[What is needed] Output the material beneath this task exactly, images excluded.

[Data section]
------------------------------------
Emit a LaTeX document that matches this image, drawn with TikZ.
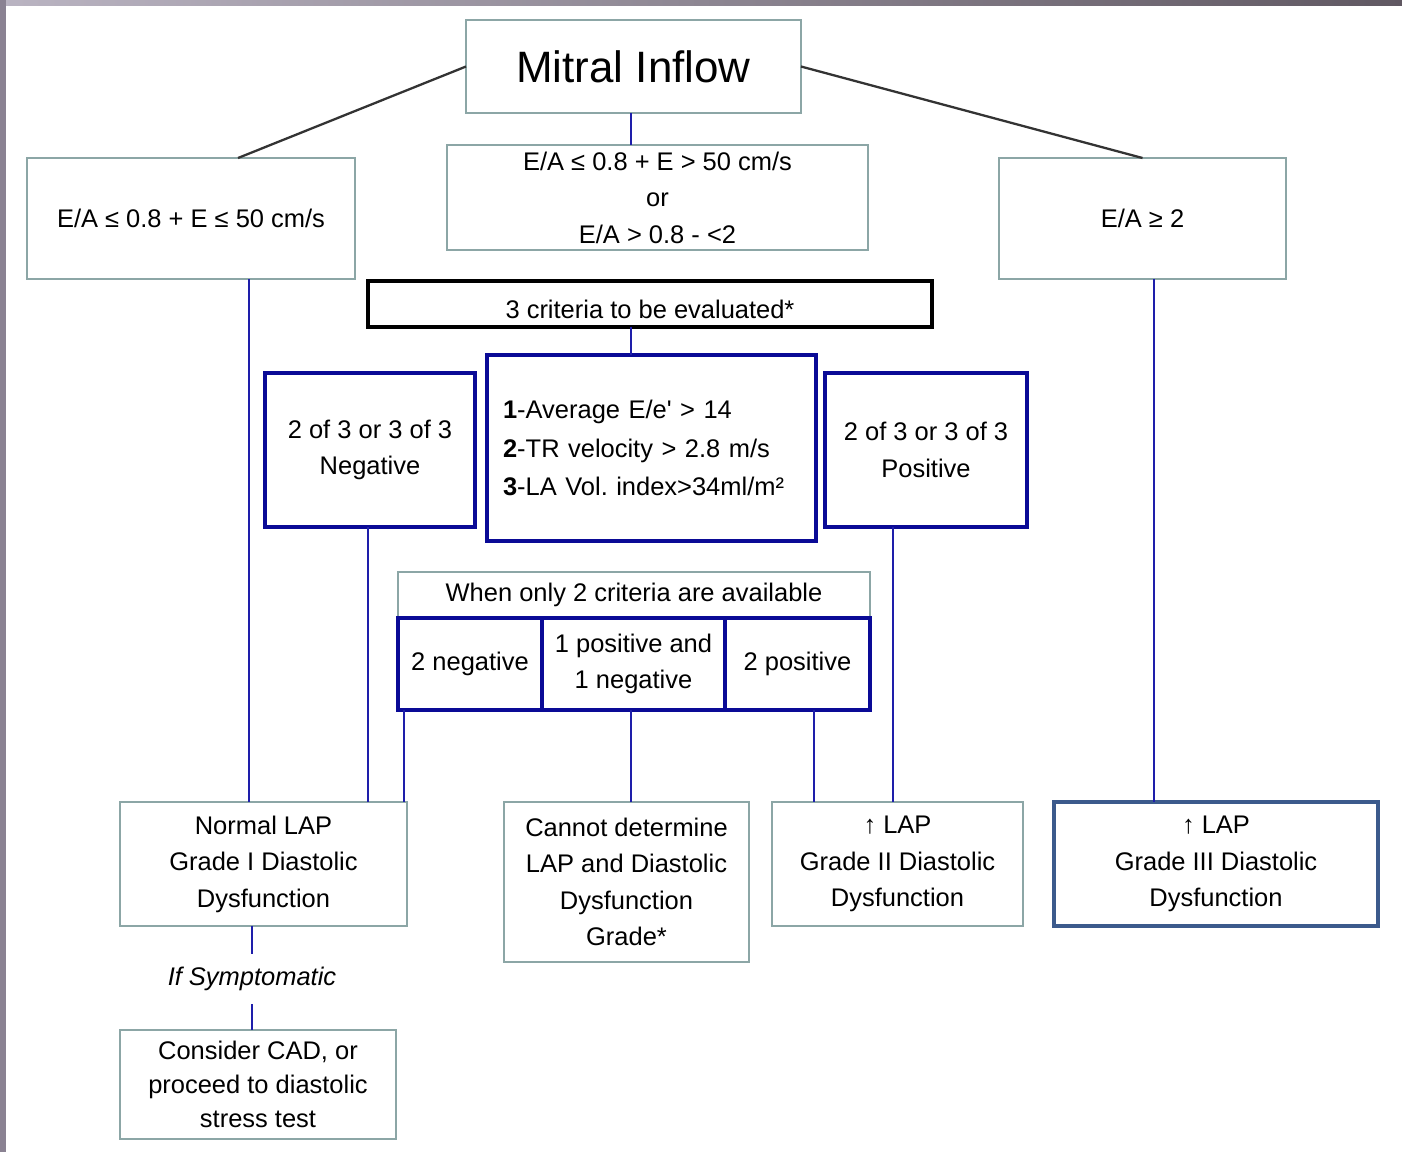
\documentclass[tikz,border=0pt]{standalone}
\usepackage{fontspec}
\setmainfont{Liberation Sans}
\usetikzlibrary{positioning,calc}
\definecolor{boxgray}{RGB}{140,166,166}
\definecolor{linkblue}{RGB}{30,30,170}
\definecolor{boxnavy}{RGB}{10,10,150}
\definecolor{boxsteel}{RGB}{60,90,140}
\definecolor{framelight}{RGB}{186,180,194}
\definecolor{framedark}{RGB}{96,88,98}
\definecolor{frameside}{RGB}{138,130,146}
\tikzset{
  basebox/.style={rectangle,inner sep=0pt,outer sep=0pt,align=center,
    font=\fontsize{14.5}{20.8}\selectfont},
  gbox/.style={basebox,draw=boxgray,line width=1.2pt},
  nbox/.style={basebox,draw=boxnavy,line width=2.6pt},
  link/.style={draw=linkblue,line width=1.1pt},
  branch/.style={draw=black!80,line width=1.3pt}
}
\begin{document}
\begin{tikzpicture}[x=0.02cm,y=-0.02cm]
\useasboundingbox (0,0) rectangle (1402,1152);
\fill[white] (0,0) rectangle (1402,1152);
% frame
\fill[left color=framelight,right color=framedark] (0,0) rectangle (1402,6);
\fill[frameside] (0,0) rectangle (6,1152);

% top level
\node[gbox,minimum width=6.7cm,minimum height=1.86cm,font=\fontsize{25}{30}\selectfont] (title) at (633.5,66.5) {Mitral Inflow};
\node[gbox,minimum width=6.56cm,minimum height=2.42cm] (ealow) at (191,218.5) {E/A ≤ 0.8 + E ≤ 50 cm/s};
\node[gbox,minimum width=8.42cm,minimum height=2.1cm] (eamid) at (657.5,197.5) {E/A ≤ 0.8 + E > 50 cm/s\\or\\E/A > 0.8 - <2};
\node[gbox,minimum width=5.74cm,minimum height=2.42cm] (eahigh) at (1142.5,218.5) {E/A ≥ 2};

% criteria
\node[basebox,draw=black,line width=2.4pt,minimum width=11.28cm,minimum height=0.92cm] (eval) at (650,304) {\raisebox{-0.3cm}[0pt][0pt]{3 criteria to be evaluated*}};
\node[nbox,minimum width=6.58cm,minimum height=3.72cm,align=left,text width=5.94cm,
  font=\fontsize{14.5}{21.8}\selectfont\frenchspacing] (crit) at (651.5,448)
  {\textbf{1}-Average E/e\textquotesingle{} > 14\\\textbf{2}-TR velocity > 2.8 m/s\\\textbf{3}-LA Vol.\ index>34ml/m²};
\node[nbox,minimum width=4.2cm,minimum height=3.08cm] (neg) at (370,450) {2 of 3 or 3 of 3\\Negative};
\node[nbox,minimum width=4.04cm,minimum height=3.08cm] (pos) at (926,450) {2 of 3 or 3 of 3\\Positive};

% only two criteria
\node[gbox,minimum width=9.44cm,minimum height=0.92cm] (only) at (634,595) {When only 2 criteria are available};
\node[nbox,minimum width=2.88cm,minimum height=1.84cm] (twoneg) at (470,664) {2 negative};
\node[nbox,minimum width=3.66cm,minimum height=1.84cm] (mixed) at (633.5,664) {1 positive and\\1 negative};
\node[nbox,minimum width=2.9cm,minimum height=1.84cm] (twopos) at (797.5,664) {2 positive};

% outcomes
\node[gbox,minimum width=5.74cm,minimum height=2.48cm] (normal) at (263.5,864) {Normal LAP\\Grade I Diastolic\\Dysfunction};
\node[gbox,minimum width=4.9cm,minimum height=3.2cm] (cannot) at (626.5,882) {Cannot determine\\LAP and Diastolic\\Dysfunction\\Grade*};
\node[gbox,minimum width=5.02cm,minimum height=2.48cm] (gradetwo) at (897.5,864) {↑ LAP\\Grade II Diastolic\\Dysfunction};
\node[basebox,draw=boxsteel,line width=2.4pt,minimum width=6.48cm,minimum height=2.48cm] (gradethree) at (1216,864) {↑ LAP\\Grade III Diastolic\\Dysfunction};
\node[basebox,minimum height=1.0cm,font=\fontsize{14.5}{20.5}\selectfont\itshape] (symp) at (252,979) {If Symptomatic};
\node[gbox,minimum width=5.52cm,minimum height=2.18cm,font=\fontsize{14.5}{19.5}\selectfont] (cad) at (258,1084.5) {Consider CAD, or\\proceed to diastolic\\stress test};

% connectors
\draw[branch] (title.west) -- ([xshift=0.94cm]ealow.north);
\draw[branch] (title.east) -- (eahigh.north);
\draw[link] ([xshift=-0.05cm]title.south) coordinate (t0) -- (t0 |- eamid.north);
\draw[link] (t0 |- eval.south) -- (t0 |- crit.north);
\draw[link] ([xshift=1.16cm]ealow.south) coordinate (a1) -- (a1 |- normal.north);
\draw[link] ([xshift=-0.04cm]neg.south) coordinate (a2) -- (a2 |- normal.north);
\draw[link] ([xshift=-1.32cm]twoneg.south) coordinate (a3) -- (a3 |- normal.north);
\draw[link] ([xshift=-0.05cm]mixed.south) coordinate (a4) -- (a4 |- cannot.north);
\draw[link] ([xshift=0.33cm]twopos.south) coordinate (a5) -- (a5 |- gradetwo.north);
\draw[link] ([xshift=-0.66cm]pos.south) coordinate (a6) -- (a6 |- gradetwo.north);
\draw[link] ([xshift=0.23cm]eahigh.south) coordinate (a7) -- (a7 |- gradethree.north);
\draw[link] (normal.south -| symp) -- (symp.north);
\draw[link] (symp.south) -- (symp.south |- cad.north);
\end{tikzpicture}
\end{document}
------------------------------------
[Expected answer]
Emit a LaTeX document that matches this image, drawn with TikZ.
\documentclass[tikz,border=0pt]{standalone}
\usepackage{fontspec}
\setmainfont{Liberation Sans}
\usetikzlibrary{positioning,calc}
\definecolor{boxgray}{RGB}{140,166,166}
\definecolor{linkblue}{RGB}{30,30,170}
\definecolor{boxnavy}{RGB}{10,10,150}
\definecolor{boxsteel}{RGB}{60,90,140}
\definecolor{framelight}{RGB}{186,180,194}
\definecolor{framedark}{RGB}{96,88,98}
\definecolor{frameside}{RGB}{138,130,146}
\tikzset{
  basebox/.style={rectangle,inner sep=0pt,outer sep=0pt,align=center,
    font=\fontsize{14.5}{20.8}\selectfont},
  gbox/.style={basebox,draw=boxgray,line width=1.2pt},
  nbox/.style={basebox,draw=boxnavy,line width=2.6pt},
  link/.style={draw=linkblue,line width=1.1pt},
  branch/.style={draw=black!80,line width=1.3pt}
}
\begin{document}
\begin{tikzpicture}[x=0.02cm,y=-0.02cm]
\useasboundingbox (0,0) rectangle (1402,1152);
\fill[white] (0,0) rectangle (1402,1152);
% frame
\fill[left color=framelight,right color=framedark] (0,0) rectangle (1402,6);
\fill[frameside] (0,0) rectangle (6,1152);

% top level
\node[gbox,minimum width=6.7cm,minimum height=1.86cm,font=\fontsize{25}{30}\selectfont] (title) at (633.5,66.5) {Mitral Inflow};
\node[gbox,minimum width=6.56cm,minimum height=2.42cm] (ealow) at (191,218.5) {E/A ≤ 0.8 + E ≤ 50 cm/s};
\node[gbox,minimum width=8.42cm,minimum height=2.1cm] (eamid) at (657.5,197.5) {E/A ≤ 0.8 + E > 50 cm/s\\or\\E/A > 0.8 - <2};
\node[gbox,minimum width=5.74cm,minimum height=2.42cm] (eahigh) at (1142.5,218.5) {E/A ≥ 2};

% criteria
\node[basebox,draw=black,line width=2.4pt,minimum width=11.28cm,minimum height=0.92cm] (eval) at (650,304) {\raisebox{-0.3cm}[0pt][0pt]{3 criteria to be evaluated*}};
\node[nbox,minimum width=6.58cm,minimum height=3.72cm,align=left,text width=5.94cm,
  font=\fontsize{14.5}{21.8}\selectfont\frenchspacing] (crit) at (651.5,448)
  {\textbf{1}-Average E/e\textquotesingle{} > 14\\\textbf{2}-TR velocity > 2.8 m/s\\\textbf{3}-LA Vol.\ index>34ml/m²};
\node[nbox,minimum width=4.2cm,minimum height=3.08cm] (neg) at (370,450) {2 of 3 or 3 of 3\\Negative};
\node[nbox,minimum width=4.04cm,minimum height=3.08cm] (pos) at (926,450) {2 of 3 or 3 of 3\\Positive};

% only two criteria
\node[gbox,minimum width=9.44cm,minimum height=0.92cm] (only) at (634,595) {When only 2 criteria are available};
\node[nbox,minimum width=2.88cm,minimum height=1.84cm] (twoneg) at (470,664) {2 negative};
\node[nbox,minimum width=3.66cm,minimum height=1.84cm] (mixed) at (633.5,664) {1 positive and\\1 negative};
\node[nbox,minimum width=2.9cm,minimum height=1.84cm] (twopos) at (797.5,664) {2 positive};

% outcomes
\node[gbox,minimum width=5.74cm,minimum height=2.48cm] (normal) at (263.5,864) {Normal LAP\\Grade I Diastolic\\Dysfunction};
\node[gbox,minimum width=4.9cm,minimum height=3.2cm] (cannot) at (626.5,882) {Cannot determine\\LAP and Diastolic\\Dysfunction\\Grade*};
\node[gbox,minimum width=5.02cm,minimum height=2.48cm] (gradetwo) at (897.5,864) {↑ LAP\\Grade II Diastolic\\Dysfunction};
\node[basebox,draw=boxsteel,line width=2.4pt,minimum width=6.48cm,minimum height=2.48cm] (gradethree) at (1216,864) {↑ LAP\\Grade III Diastolic\\Dysfunction};
\node[basebox,minimum height=1.0cm,font=\fontsize{14.5}{20.5}\selectfont\itshape] (symp) at (252,979) {If Symptomatic};
\node[gbox,minimum width=5.52cm,minimum height=2.18cm,font=\fontsize{14.5}{19.5}\selectfont] (cad) at (258,1084.5) {Consider CAD, or\\proceed to diastolic\\stress test};

% connectors
\draw[branch] (title.west) -- ([xshift=0.94cm]ealow.north);
\draw[branch] (title.east) -- (eahigh.north);
\draw[link] ([xshift=-0.05cm]title.south) coordinate (t0) -- (t0 |- eamid.north);
\draw[link] (t0 |- eval.south) -- (t0 |- crit.north);
\draw[link] ([xshift=1.16cm]ealow.south) coordinate (a1) -- (a1 |- normal.north);
\draw[link] ([xshift=-0.04cm]neg.south) coordinate (a2) -- (a2 |- normal.north);
\draw[link] ([xshift=-1.32cm]twoneg.south) coordinate (a3) -- (a3 |- normal.north);
\draw[link] ([xshift=-0.05cm]mixed.south) coordinate (a4) -- (a4 |- cannot.north);
\draw[link] ([xshift=0.33cm]twopos.south) coordinate (a5) -- (a5 |- gradetwo.north);
\draw[link] ([xshift=-0.66cm]pos.south) coordinate (a6) -- (a6 |- gradetwo.north);
\draw[link] ([xshift=0.23cm]eahigh.south) coordinate (a7) -- (a7 |- gradethree.north);
\draw[link] (normal.south -| symp) -- (symp.north);
\draw[link] (symp.south) -- (symp.south |- cad.north);
\end{tikzpicture}
\end{document}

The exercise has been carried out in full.